Slip Op., Leahey, J., 10/17/89, p. 5.
In the recent case of Morosetti v. LA. Land & Exploration Co., 522 Pa. 492, 564 A.2d 151 (1989), our Supreme Court was faced with the question of whether a company policy of severance pay was an enforceable contract between employer and employee. The policy was contained in a personnel manual which was not given to employees, nor were the provisions revealed to the employees. The Court said:
Again, it is basic contract law that ... there must be an intended, definite, specific offer before any offer can be accepted or any enforceable contract created. One cannot suppose that another made an offer, was willing to make an offer or intended sometime to do so. Minds, for contractual obligation, must meet upon definite, specific things.
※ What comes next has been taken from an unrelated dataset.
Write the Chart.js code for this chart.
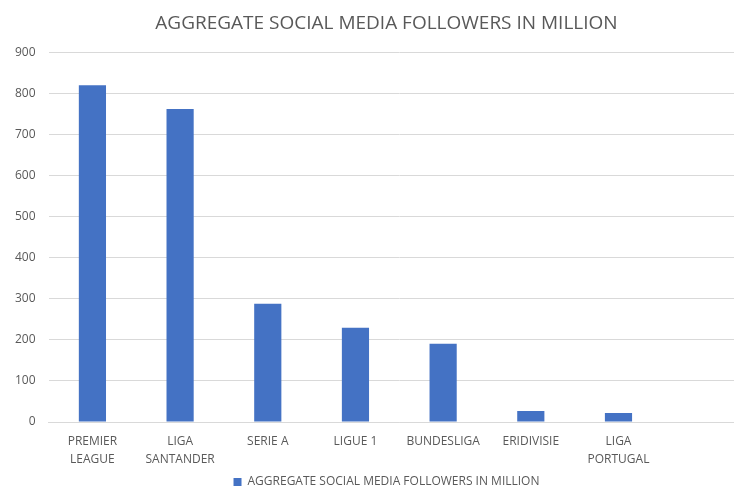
<!DOCTYPE html>
<html>
<head>
<meta charset="utf-8">
<script src="https://cdn.jsdelivr.net/npm/chart.js@4"></script>
<style>
  html, body { margin: 0; padding: 0; background: #fff; overflow: hidden; }
  #wrap { width: 734px; height: 489px; overflow: hidden; }
</style>
</head>
<body>
<div id="wrap"><canvas id="leagues" width="773" height="498"></canvas></div>
<script>
// leagues, last slot is empty in the original sheet
const leagues = [
  ['PREMIER', 'LEAGUE'],
  ['LIGA', 'SANTANDER'],
  'SERIE A',
  'LIGUE 1',
  'BUNDESLIGA',
  'ERIDIVISIE',
  ['LIGA', 'PORTUGAL'],
  ''
];
const followers = [821, 763, 288, 230, 191, 27, 22, null];
const yTicks = [0, 100, 200, 300, 400, 500, 600, 700, 800, 900];

const seriesName = 'AGGREGATE SOCIAL MEDIA FOLLOWERS IN MILLION';
const grey = '#595959';

const league_data = {
  labels: leagues,
  datasets: [{
    label: seriesName,
    data: followers,
    backgroundColor: '#4472C4',
    borderWidth: 0,
    categoryPercentage: 1,
    barPercentage: 0.31
  }]
};

const league_config = {
  type: 'bar',
  data: league_data,
  options: {
    responsive: false,
    animation: false,
    layout: {
      padding: { left: 2, right: 2, top: 10, bottom: 0 }
    },
    plugins: {
      title: {
        display: true,
        text: seriesName,
        color: grey,
        font: { family: 'Open Sans', size: 19, weight: 'normal' },
        padding: { top: 2, bottom: 18 }
      },
      legend: {
        position: 'bottom',
        labels: {
          color: grey,
          font: { family: 'Open Sans', size: 12 },
          boxWidth: 8,
          boxHeight: 8,
          padding: 4
        }
      },
      tooltip: { enabled: false }
    },
    scales: {
      x: {
        grid: { display: false },
        border: { color: '#d9d9d9', width: 1 },
        ticks: {
          color: grey,
          font: { family: 'Open Sans', size: 12, lineHeight: 1.5 },
          maxRotation: 0,
          autoSkip: false,
          padding: 3
        }
      },
      y: {
        min: yTicks[0],
        max: yTicks[yTicks.length - 1],
        afterBuildTicks: axis => { axis.ticks = yTicks.map(v => ({ value: v })); },
        grid: { color: '#d9d9d9', drawTicks: false },
        border: { display: false },
        ticks: {
          color: grey,
          font: { family: 'Open Sans', size: 12 },
          padding: 13
        }
      },
      // empty strip on the right so title/legend stay centred like the original
      yRight: {
        position: 'right',
        grid: { display: false },
        border: { display: false },
        ticks: { display: false },
        afterFit: axis => { axis.width = 21; }
      }
    }
  }
};

const league_chart = new Chart(
  document.getElementById('leagues'),
  league_config
);
</script>
</body>
</html>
*509The learned trial judge fell into error when he equated an uncommunicated personnel manual with a “handbook.” The employees here however, could show no more than an employer’s internal consideration of a policy for what might be given when occasion arose. It is not sufficient to show they had a policy. It must be shown they offered it as binding terms of employment. A company may indeed have a policy upon which they intend to act, given certain circumstances or events, but unless they communicate that policy as part of a definite offer of employment they are free to change as events may require.
Id., 522 Pa. at 495-96, 564 A.2d at 153.
As the trial court found, the contract law principles outlined above are applicable in the instant case. Appellant, as an inmate, did not “accept” an offer from the SCI and there was no “meeting of the minds” upon the terms of the handbook. The handbook contains administrative directives concerning aspects of prison life and entitlements of prisoners. The fact that legal labels1 are not approved items under the above quoted section of the handbook does not constitute a breach of contract. The administrative office of corrections is free to disallow certain requests made by inmates for items such as legal labels, and if circumstances require revision of the handbook or of the list of approved items, the corrections office may freely do so. As the trial court stated, appellant was not hindered in pursuing his legal action because he had to type the exhibit numbers instead of using labels. For the foregoing reasons, we affirm.
Order affirmed.
. Specifically, the small adhesive labels used to mark exhibits.